Rien de spectaculaire, c'est plutôt du genre téléfilm, juste quelques scènes documentaires pour nous mettre face à Eichmann grâce à des images d'archives. Le récit, très centré sur le personnage principal qui est examiné dans les gestes de sa vie quotidienne, reste sobre, presque linéaire. Les débats entre amis sont nombreux, ce n'est pas ennuyeux cependant on peut reprocher au film de rester en surface, de ne pas nous conduire plus loin dans la réflexion philosophique et de ne pas vraiment la situer dans l'ensemble de l’œuvre d'Hannah Arendt. Mais le cinéma n'est peut-être pas le meilleur support pour cela.
Comme il est de plus en plus fréquent au cinéma, la reconstitution des années 60 est soignée, les meubles, les vêtements, la coiffure...et la cigarette ! Elle est constamment présente, indissociable du monde des intellectuels de l'époque !
Ce film nous fait penser à un autre film "Le liseur", d'après le livre de Bernhard Schlink. Là aussi nous sommes témoins du procès d'une criminelle de guerre et le personnage central, une femme terriblement banale, dit elle aussi n'avoir agi que par obéissance !

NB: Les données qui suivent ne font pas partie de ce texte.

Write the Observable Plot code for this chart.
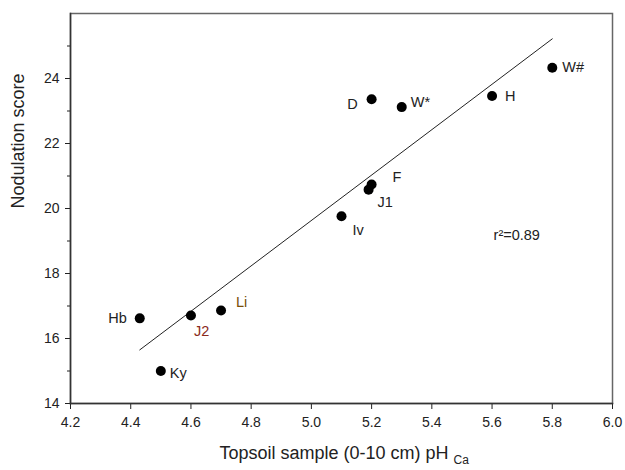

Barbara Sukowa est très convaincante dans le rôle d'une femme libre dans ses pensées et indépendante par rapport à son entourage. Margarethe von Trotta a réussi son film, parce que malgré un sujet si difficile, on regarde ce film avec plaisir, il y a même quelques moments de légèreté. Il est accessible à tout le monde et invite à la discussion après la séance.